Immanuel Can wrote: ↑
Sun Nov 19, 2017 3:42 pm
Plato's Rock wrote: ↑
Sun Nov 19, 2017 4:07 am
What that nihilism is a self-contradiction? Is that potentially troubling to Buddhists? I don't see how that'd apply to a whole class of people (maybe a few), so.... *shrug*.
He's quipping about Nirvana, Plato's Rock.
It's defined as the cessation of samsara
(essentially, of suffering) through the cessation of being. Westerners imagine it's a kind of Buddhist "heaven," but actually, it's nothingness.
Their goal is nothingness...hence, Nihilism.
Welcome to the madhouse.
Ah, okay. I think it's dependent upon one's definition of what Nirvana is, and what cessation of Samsara is. To me, I thought nirvana was the cessation of the internal conflict with self between parts of the psyche. To achieve a state of internal calm/bliss that isn't so discordant, and easily perturbed. And, I thought Nihilism was a western interpretation of Buddhism, so in a sort of "lay thought". It would seem like putting the "cart before the horse". Ie; Buddhists can't be Nihilist because they're precursors to the Nihilist thought process. To me nihilism is a construct of the Western World built upon Christianity, and interpretations of Buddhism.
That a Buddhist is striving for non-attachment, kinda like a stoic, but then we get into a potential argument about what it means to be "being".

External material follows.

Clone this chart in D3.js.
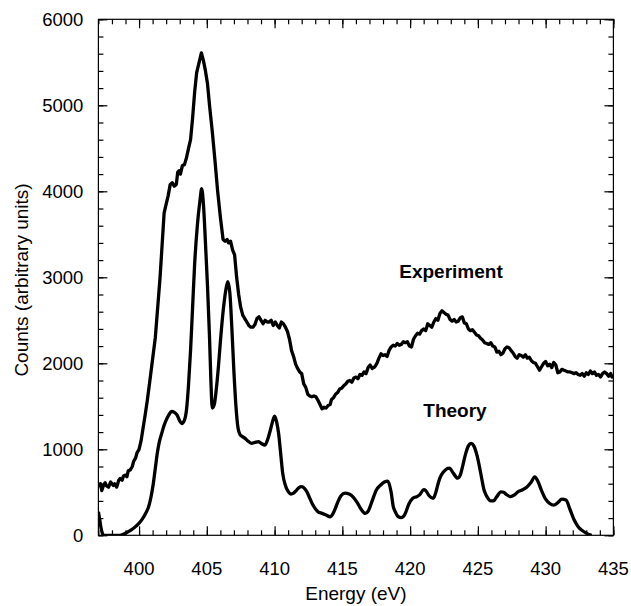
<!DOCTYPE html>
<html lang="en">

<head>
    <meta charset="UTF-8">
    <title>Energy spectrum</title>
    <script src="https://d3js.org/d3.v7.min.js"></script>
    <style>
        body { margin: 0; background: #fff; }
        text { font-family: "Liberation Sans", Arial, sans-serif; fill: #000; }
    </style>
</head>

<body>
    <svg width="631" height="606" class="block"></svg>
</body>

<script>
    // experiment (noisy measured spectrum)
    var expEnergy = [397.0, 397.15, 397.25, 397.4, 397.5, 397.6, 397.75, 397.9, 398.0, 398.1, 398.2, 398.35, 398.5, 398.6, 398.75, 398.85,
        399.0, 399.1, 399.2, 399.35, 399.5, 399.6, 399.75, 399.85, 400.0, 400.15, 400.3, 400.45, 400.6, 400.8, 401.0, 401.2, 401.4,
        401.55, 401.65, 401.75, 401.85, 402.0, 402.15, 402.3, 402.45, 402.6, 402.75, 402.85, 402.95, 403.05, 403.2, 403.35, 403.5,
        403.65, 403.8, 403.95, 404.1, 404.25, 404.4, 404.6, 404.75, 404.9, 405.05, 405.2, 405.4, 405.6, 405.8, 406.0, 406.2, 406.35,
        406.5, 406.6, 406.75, 406.9, 407.05, 407.2, 407.35, 407.5, 407.65, 407.8, 407.95, 408.1, 408.25, 408.4, 408.55, 408.7, 408.85,
        409.0, 409.15, 409.3, 409.45, 409.6, 409.75, 409.9, 410.05, 410.2, 410.35, 410.5, 410.65, 410.8, 410.95, 411.1, 411.25, 411.4,
        411.55, 411.7, 411.85, 412.0, 412.15, 412.3, 412.45, 412.6, 412.75, 412.9, 413.05, 413.2, 413.35, 413.5, 413.65, 413.8, 413.95,
        414.1, 414.2, 414.35, 414.5, 414.65, 414.8, 414.95, 415.1, 415.25, 415.4, 415.55, 415.7, 415.85, 416.0, 416.15, 416.3, 416.45,
        416.6, 416.75, 416.9, 417.05, 417.2, 417.4, 417.55, 417.7, 417.85, 418.0, 418.15, 418.3, 418.45, 418.6, 418.75, 418.9, 419.05,
        419.2, 419.35, 419.5, 419.65, 419.8, 419.95, 420.1, 420.25, 420.4, 420.55, 420.7, 420.85, 421.0, 421.15, 421.3, 421.45, 421.6,
        421.75, 421.9, 422.05, 422.2, 422.35, 422.5, 422.65, 422.8, 422.95, 423.1, 423.25, 423.4, 423.55, 423.7, 423.85, 424.0, 424.15,
        424.3, 424.45, 424.6, 424.75, 424.9, 425.05, 425.2, 425.35, 425.5, 425.65, 425.8, 425.95, 426.1, 426.25, 426.4, 426.55, 426.7,
        426.85, 427.0, 427.15, 427.3, 427.45, 427.6, 427.75, 427.9, 428.05, 428.2, 428.35, 428.5, 428.65, 428.8, 428.95, 429.1, 429.25,
        429.4, 429.55, 429.7, 429.85, 430.0, 430.15, 430.3, 430.45, 430.6, 430.75, 430.9, 431.05, 431.2, 431.35, 431.5, 431.65, 431.8,
        431.95, 432.1, 432.25, 432.4, 432.55, 432.7, 432.85, 433.0, 433.15, 433.3, 433.45, 433.6, 433.75, 433.9, 434.05, 434.2, 434.35,
        434.5, 434.65, 434.8, 434.9, 435.0];
    var expCounts = [565, 600, 520, 590, 610, 575, 560, 620, 600, 580, 600, 560, 640, 660, 640, 690,
        700, 680, 750, 760, 800, 860, 900, 960, 1000, 1100, 1250, 1400, 1560, 1800, 2050, 2300, 2700,
        3000, 3250, 3500, 3750, 3850, 3950, 4080, 4100, 4060, 4080, 4220, 4240, 4200, 4300, 4310, 4390,
        4500, 4600, 4850, 5150, 5380, 5480, 5610, 5520, 5400, 5250, 5000, 4700, 4360, 4000, 3700, 3440, 3420,
        3440, 3400, 3420, 3320, 3260, 3000, 2800, 2650, 2560, 2520, 2480, 2440, 2420, 2420, 2450, 2520, 2540,
        2500, 2460, 2500, 2480, 2480, 2500, 2440, 2480, 2440, 2410, 2480, 2460, 2420, 2370, 2280, 2150, 2080,
        1990, 1940, 1900, 1880, 1760, 1720, 1640, 1620, 1610, 1620, 1610, 1570, 1520, 1470, 1490, 1480, 1510,
        1520, 1580, 1600, 1640, 1660, 1700, 1710, 1740, 1760, 1790, 1800, 1780, 1830, 1840, 1820, 1870, 1860,
        1900, 1880, 1950, 1980, 1940, 1960, 2000, 2060, 2110, 2090, 2100, 2080, 2150, 2190, 2210, 2200, 2230,
        2210, 2220, 2250, 2240, 2250, 2200, 2190, 2280, 2320, 2350, 2340, 2380, 2400, 2380, 2460, 2440, 2420,
        2480, 2520, 2500, 2580, 2610, 2590, 2570, 2560, 2510, 2490, 2510, 2480, 2490, 2530, 2540, 2470, 2460,
        2400, 2380, 2390, 2360, 2330, 2320, 2290, 2270, 2240, 2230, 2220, 2240, 2200, 2190, 2130, 2140, 2100,
        2120, 2170, 2190, 2180, 2150, 2120, 2080, 2060, 2100, 2090, 2070, 2100, 2060, 2070, 2030, 2010, 2000,
        1960, 1920, 1960, 2000, 2020, 1970, 1990, 1950, 2010, 1980, 1890, 1900, 1930, 1920, 1910, 1900, 1900,
        1890, 1880, 1890, 1870, 1860, 1880, 1850, 1890, 1870, 1910, 1880, 1900, 1860, 1870, 1840, 1880, 1900,
        1880, 1850, 1880, 1840, 1860];

    // theory (smooth calculated spectrum)
    var theoryEnergy = [397.0, 397.1, 397.2, 397.3, 397.4, 398.0, 398.6, 398.8, 399.0, 399.4, 399.8, 400.2, 400.5, 400.7, 400.9,
        401.05, 401.2, 401.35, 401.5, 401.67, 401.85, 402.0, 402.2, 402.4, 402.6, 402.8, 403.0, 403.15, 403.35, 403.5, 403.65, 403.8,
        403.95, 404.1, 404.3, 404.5, 404.62, 404.75, 404.9, 405.05, 405.2, 405.3, 405.4, 405.55, 405.7, 405.85, 406.0, 406.2, 406.4,
        406.55, 406.7, 406.85, 407.0, 407.15, 407.3, 407.45, 407.6, 407.8, 408.0, 408.3, 408.55, 408.8, 409.0, 409.3, 409.5, 409.7,
        409.9, 410.0, 410.15, 410.3, 410.45, 410.6, 410.8, 411.0, 411.2, 411.4, 411.6, 411.8, 412.0, 412.2, 412.4, 412.6, 412.8, 413.0,
        413.2, 413.5, 413.8, 414.1, 414.3, 414.5, 414.7, 414.9, 415.2, 415.5, 415.8, 416.1, 416.4, 416.7, 416.9, 417.2, 417.5, 417.8,
        418.1, 418.35, 418.6, 418.75, 418.9, 419.1, 419.35, 419.6, 419.9, 420.2, 420.5, 420.7, 421.0, 421.15, 421.4, 421.7, 421.9,
        422.1, 422.3, 422.6, 422.9, 423.2, 423.5, 423.7, 423.9, 424.1, 424.3, 424.5, 424.7, 424.95, 425.2, 425.45, 425.7, 425.95,
        426.15, 426.4, 426.7, 426.9, 427.1, 427.4, 427.7, 428.0, 428.3, 428.6, 428.9, 429.2, 429.45, 429.7, 430.0, 430.3, 430.6,
        430.9, 431.2, 431.5, 431.8, 432.1, 432.4, 432.7, 433.0, 433.2, 433.4];
    var theoryCounts = [275, 180, 80, 20, 0, 0, 0, 10, 25, 60, 110, 180, 260, 330, 460,
        600, 780, 960, 1090, 1185, 1280, 1340, 1400, 1440, 1430, 1400, 1330, 1300, 1340, 1460, 1750, 2150,
        2650, 3150, 3600, 3900, 4030, 3850, 3400, 2900, 2300, 1800, 1480, 1520, 1700, 1950, 2250, 2600, 2850,
        2950, 2820, 2400, 1900, 1500, 1250, 1170, 1150, 1130, 1100, 1070, 1080, 1090, 1070, 1050, 1120, 1230,
        1350, 1385, 1320, 1180, 950, 720, 580, 510, 480, 490, 520, 555, 565, 545, 500, 430, 360, 310,
        275, 255, 235, 215, 250, 320, 400, 460, 490, 480, 445, 380, 300, 255, 280, 400, 525, 580,
        620, 630, 500, 340, 275, 220, 205, 240, 360, 430, 450, 470, 530, 520, 460, 430, 500,
        620, 700, 760, 780, 720, 665, 700, 820, 950, 1040, 1070, 1040, 920, 730, 530, 440, 400,
        400, 450, 505, 500, 475, 450, 470, 510, 530, 560, 610, 680, 620, 520, 420, 370, 350,
        380, 420, 410, 300, 180, 100, 55, 25, 8, 0];

    var xTicks = [400, 405, 410, 415, 420, 425, 430, 435];
    var yTicks = [0, 1000, 2000, 3000, 4000, 5000, 6000];

    var margin = { left: 98.4, top: 19.3, right: 631 - 613.4, bottom: 606 - 535.3 };
    var width = 631 - margin.left - margin.right;
    var height = 606 - margin.top - margin.bottom;

    var x = d3.scaleLinear().domain([397, 435]).range([0, width]);
    var y = d3.scaleLinear().domain([0, 6000]).range([height, 0]);

    var svg = d3.select('.block');
    var g = svg.append('g')
        .attr('transform', 'translate(' + margin.left + ',' + margin.top + ')');

    g.append('clipPath').attr('id', 'clip')
        .append('rect').attr('x', 0).attr('y', -2).attr('width', width).attr('height', height + 2);

    // ticks inward on all four sides, minor ones shorter
    var majorLen = 9, minorLen = 5;
    var xMinor = d3.range(397, 435.01, 1);
    var yMinor = d3.range(0, 6000.1, 200);

    function tickAxis(axisFn, scale, values, len, transform) {
        g.append('g')
            .attr('class', 'axis')
            .attr('transform', transform)
            .call(axisFn(scale).tickValues(values).tickSize(-len).tickFormat(''))
            .call(function (s) { s.select('.domain').remove(); });
    }
    tickAxis(d3.axisBottom, x, xMinor, minorLen, 'translate(0,' + height + ')');
    tickAxis(d3.axisBottom, x, xTicks, majorLen, 'translate(0,' + height + ')');
    tickAxis(d3.axisTop, x, xMinor, minorLen, 'translate(0,0)');
    tickAxis(d3.axisTop, x, xTicks, majorLen, 'translate(0,0)');
    tickAxis(d3.axisLeft, y, yMinor, minorLen, 'translate(0,0)');
    tickAxis(d3.axisLeft, y, yTicks, majorLen, 'translate(0,0)');
    tickAxis(d3.axisRight, y, yMinor, minorLen, 'translate(' + width + ',0)');
    tickAxis(d3.axisRight, y, yTicks, majorLen, 'translate(' + width + ',0)');
    g.selectAll('.axis line').attr('stroke', '#000').attr('stroke-width', 1.2);

    // frame
    g.append('rect')
        .attr('width', width).attr('height', height)
        .attr('fill', 'none').attr('stroke', '#000').attr('stroke-width', 1.2);

    // tick labels
    g.selectAll('.xlab')
        .data(xTicks)
        .enter()
        .append('text')
        .attr('x', function (d) { return x(d); })
        .attr('y', height + 40)
        .attr('text-anchor', 'middle')
        .style('font-size', '18.5px')
        .text(function (d) { return d; });

    g.selectAll('.ylab')
        .data(yTicks)
        .enter()
        .append('text')
        .attr('x', -15)
        .attr('y', function (d) { return y(d); })
        .attr('dy', '0.36em')
        .attr('text-anchor', 'end')
        .style('font-size', '18.5px')
        .text(function (d) { return d; });

    // axis titles
    svg.append('text')
        .attr('x', margin.left + width / 2)
        .attr('y', 600)
        .attr('text-anchor', 'middle')
        .style('font-size', '19px')
        .text('Energy (eV)');

    svg.append('text')
        .attr('transform', 'translate(28,280) rotate(-90)')
        .attr('text-anchor', 'middle')
        .style('font-size', '19px')
        .text('Counts (arbitrary units)');

    // curves
    var expLine = d3.line()
        .x(function (d, i) { return x(expEnergy[i]); })
        .y(function (d) { return y(d); });

    var theoryLine = d3.line()
        .curve(d3.curveMonotoneX)
        .x(function (d, i) { return x(theoryEnergy[i]); })
        .y(function (d) { return y(d); });

    g.append('path')
        .attr('clip-path', 'url(#clip)')
        .attr('d', expLine(expCounts))
        .attr('fill', 'none').attr('stroke', '#000')
        .attr('stroke-width', 3.3).attr('stroke-linejoin', 'round');

    g.append('path')
        .attr('clip-path', 'url(#clip)')
        .attr('d', theoryLine(theoryCounts))
        .attr('fill', 'none').attr('stroke', '#000')
        .attr('stroke-width', 3.3).attr('stroke-linejoin', 'round');

    // curve labels
    svg.append('text')
        .attr('x', 451).attr('y', 278)
        .attr('text-anchor', 'middle')
        .style('font-size', '19px').style('font-weight', 'bold')
        .text('Experiment');

    svg.append('text')
        .attr('x', 455).attr('y', 417)
        .attr('text-anchor', 'middle')
        .style('font-size', '19px').style('font-weight', 'bold')
        .text('Theory');
</script>

</html>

Also, I don't think "Nothingness" always correlates to "Nihilism". One can find extreme meaning, and value in notions of "Nothingness". It's like saying that "Nothing has meaning", First case (and the often assumed one) is; There's no inherent value to this system. Second case of, "Nothing has meaning"; literally, Nothing has a meaning. That of being a void, a negation,...a "no-thing". Ex; How easy would it be to do math if there was no concept of "zero"? You have to remember that concept too was invented/constructed over time. There is no innate knowledge of "Zero" as far as I know.